Some of my father's German ancestors were already in Iowa when his Irish ancestors arrived. His German grandfather, though, didn't arrive until 1863. But he had left Germany -- the principality of Baden -- in 1854, when he was (apparently) 14. He arrived in New York the next year, and he stayed in Brooklyn as a bookbinder's apprentice until the Civil War broke out when he hightailed it to Iowa and hooked up with the German Catholic community there. He became a carpenter on the Chicago and Northwestern Railroad, a job he held until he died two weeks after my father was born.

My father told me almost nothing about the German side of his family. He didn't tell me, for example, that his mother was deaf or that her mother didn't speak English. I learned these things from a cousin I didn't know I had (the daughter of one of my father's sisters).

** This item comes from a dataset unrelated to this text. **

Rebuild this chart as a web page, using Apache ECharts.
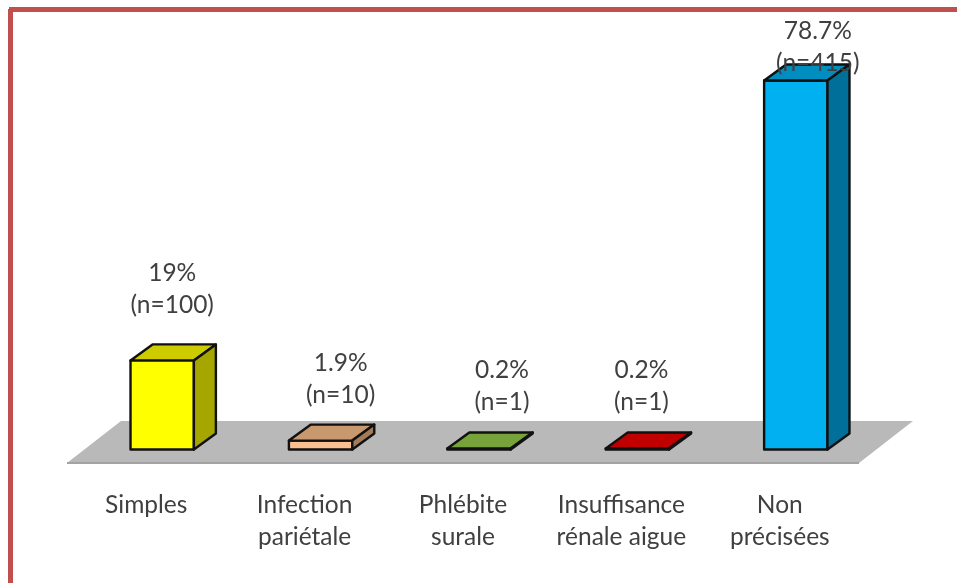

I've tried, but I haven't been able to nail down when my father's Irish grandfather arrived in the US. Most of his family -- parents and several siblings -- arrived together in 1849, but he doesn't show up in any records until 1856 in Iowa. He doesn't seem to have any records in Ireland after his birth in 1835. My father knew him (he died in 1913) but seemed to know little or nothing about him, or rather what he did know, he kept to himself.

My cousin, for example, didn't know that her Irish great grandfather was married to an Irish woman who died shortly after our grandfather's birth in 1869. He married another Irish woman in 1873, and it was she who my cousin had been told about and who she thought was our grandfather's mother. But no, she was the mother of the youngest brother only.

My father knew these things, but apparently those stories weren't shared with his sisters.

And I begin to think all this was so very long ago. Does any of it matter now?